CHALLENGE ::
Print word for word the first line of the listing below and every line after it, through the line with "import * as echarts from 'echarts';". Leave out the pictures and the rest.

[begin PROVIDED DATA]

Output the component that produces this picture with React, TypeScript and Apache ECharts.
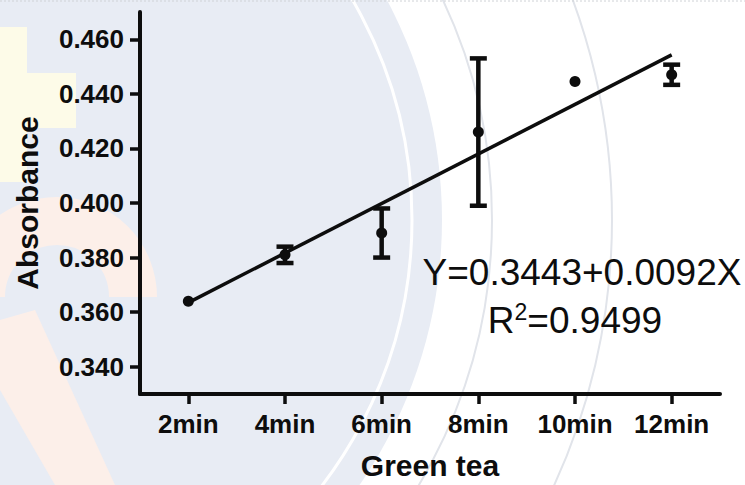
import React, { useEffect, useRef } from 'react';
import * as echarts from 'echarts';

// ---- data ----
const categories = ['2min', '4min', '6min', '8min', '10min', '12min'];
const means = [0.364, 0.381, 0.389, 0.426, 0.4445, 0.447];
const errors = [0, 0.003, 0.009, 0.027, 0, 0.0037];
const fitCategories = ['2min', '12min'];
const fitValues = [0.3635, 0.4543];
const yTicks = [0.34, 0.36, 0.38, 0.4, 0.42, 0.44, 0.46];
const yMin = 0.33;
const yMax = 0.47;
const xTitle = 'Green tea';
const yTitle = 'Absorbance';
const equationText = 'Y=0.3443+0.0092X';
const rSquaredValue = '=0.9499';

const FONT = "'Liberation Sans', Arial, Helvetica, sans-serif";
const INK = '#0d0d0d';

export default function App() {
  const ref = useRef<HTMLDivElement>(null);

  useEffect(() => {
    if (!ref.current) return;
    const chart = echarts.init(ref.current, null, { renderer: 'svg' });

    const errData = categories
      .map((c, i) => [i, means[i] - errors[i], means[i] + errors[i], errors[i]])
      .filter((d) => d[3] > 0);

    const bg = '#e8ecf4';
    const arcGray = '#e1e4ea';

    const option: any = {
      animation: false,
      backgroundColor: '#ffffff',
      textStyle: { fontFamily: FONT },
      grid: { left: 140, right: 25, top: 12, bottom: 85 },
      xAxis: {
        type: 'category',
        data: categories,
        boundaryGap: true,
        name: xTitle,
        nameLocation: 'middle',
        nameGap: 56,
        nameTextStyle: { fontSize: 30, fontWeight: 'bold', color: INK, fontFamily: FONT },
        axisLine: { show: true, onZero: false, lineStyle: { color: INK, width: 4 } },
        axisTick: { show: true, alignWithLabel: true, length: 10, lineStyle: { color: INK, width: 3.5 } },
        axisLabel: { interval: 0, margin: 17, fontSize: 26, fontWeight: 'bold', color: INK, fontFamily: FONT },
        splitLine: { show: false },
      },
      yAxis: {
        type: 'value',
        min: yMin,
        max: yMax,
        name: yTitle,
        nameLocation: 'middle',
        nameRotate: 90,
        nameGap: 98,
        nameTextStyle: { fontSize: 30, fontWeight: 'bold', color: INK, fontFamily: FONT },
        axisLine: { show: true, lineStyle: { color: INK, width: 4 } },
        axisTick: { show: true, customValues: yTicks, length: 10, lineStyle: { color: INK, width: 3.5 } },
        axisLabel: {
          customValues: yTicks,
          formatter: (v: number) => v.toFixed(3),
          margin: 16,
          fontSize: 26,
          fontWeight: 'bold',
          color: INK,
          fontFamily: FONT,
        },
        splitLine: { show: false },
      },
      graphic: {
        elements: [
          // faint watermark background
          { type: 'circle', z: -10, silent: true, shape: { cx: -25, cy: 220, r: 467 }, style: { fill: bg } },
          { type: 'circle', z: -9, silent: true, shape: { cx: -25, cy: 220, r: 437 }, style: { fill: 'none', stroke: '#ffffff', lineWidth: 3 } },
          { type: 'circle', z: -9, silent: true, shape: { cx: -25, cy: 220, r: 517 }, style: { fill: 'none', stroke: arcGray, lineWidth: 2 } },
          { type: 'circle', z: -9, silent: true, shape: { cx: -25, cy: 220, r: 637 }, style: { fill: 'none', stroke: arcGray, lineWidth: 2 } },
          { type: 'rect', z: -9, silent: true, shape: { x: 0, y: 27, width: 27, height: 155 }, style: { fill: '#fdfbe8' } },
          { type: 'rect', z: -9, silent: true, shape: { x: 27, y: 73, width: 49, height: 55 }, style: { fill: '#fdfbe8' } },
          { type: 'arc', z: -9, silent: true, shape: { cx: 57, cy: 297, r: 76, startAngle: Math.PI, endAngle: Math.PI * 2 }, style: { fill: 'none', stroke: '#fcefe9', lineWidth: 48 } },
          { type: 'polygon', z: -9, silent: true, shape: { points: [[0, 320], [35, 310], [115, 485], [55, 485], [0, 390]] }, style: { fill: '#fcefe9' } },
          { type: 'line', z: -9, silent: true, shape: { x1: 0, y1: 1, x2: 745, y2: 1 }, style: { stroke: '#cfd2d6', lineWidth: 1, lineDash: [2, 2] } },
          // regression annotation
          {
            type: 'text',
            z: 10,
            style: {
              text: equationText,
              x: 582,
              y: 272,
              align: 'center',
              verticalAlign: 'middle',
              fontSize: 37,
              fontFamily: FONT,
              fill: INK,
            },
          },
          {
            type: 'text',
            z: 10,
            style: {
              text: '{n|R}{s|2}{n|' + rSquaredValue + '}',
              x: 575,
              y: 320,
              align: 'center',
              verticalAlign: 'middle',
              fontFamily: FONT,
              fill: INK,
              rich: {
                n: { fontSize: 37, lineHeight: 40, fontFamily: FONT, fill: INK, color: INK },
                s: { fontSize: 23, lineHeight: 22, verticalAlign: 'top', fontFamily: FONT, fill: INK, color: INK },
              },
            },
          },
        ],
      },
      series: [
        {
          type: 'line',
          name: 'fit',
          data: fitCategories.map((c, i) => [c, fitValues[i]]),
          showSymbol: false,
          symbol: 'none',
          lineStyle: { color: INK, width: 3.5 },
          z: 3,
        },
        {
          type: 'custom',
          name: 'sd',
          data: errData,
          encode: { x: 0, y: [1, 2] },
          z: 4,
          renderItem: (params: any, api: any) => {
            const x = api.value(0);
            const lo = api.coord([x, api.value(1)]);
            const hi = api.coord([x, api.value(2)]);
            const hw = 8.5;
            const st = { stroke: INK, lineWidth: 4.5 };
            return {
              type: 'group',
              children: [
                { type: 'line', shape: { x1: hi[0], y1: hi[1], x2: lo[0], y2: lo[1] }, style: st },
                { type: 'line', shape: { x1: hi[0] - hw, y1: hi[1], x2: hi[0] + hw, y2: hi[1] }, style: st },
                { type: 'line', shape: { x1: lo[0] - hw, y1: lo[1], x2: lo[0] + hw, y2: lo[1] }, style: st },
              ],
            };
          },
        },
        {
          type: 'scatter',
          name: 'mean',
          data: categories.map((c, i) => [c, means[i]]),
          symbol: 'circle',
          symbolSize: 11,
          itemStyle: { color: INK, opacity: 1 },
          z: 5,
        },
      ],
    };

    chart.setOption(option);
    return () => chart.dispose();
  }, []);

  return (
    <div
      ref={ref}
      style={{ position: 'absolute', left: 0, top: 0, width: 745, height: 485 }}
    />
  );
}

[end PROVIDED DATA]

EXERCISE RESPONSE ::
Output the component that produces this picture with React, TypeScript and Apache ECharts.
import React, { useEffect, useRef } from 'react';
import * as echarts from 'echarts';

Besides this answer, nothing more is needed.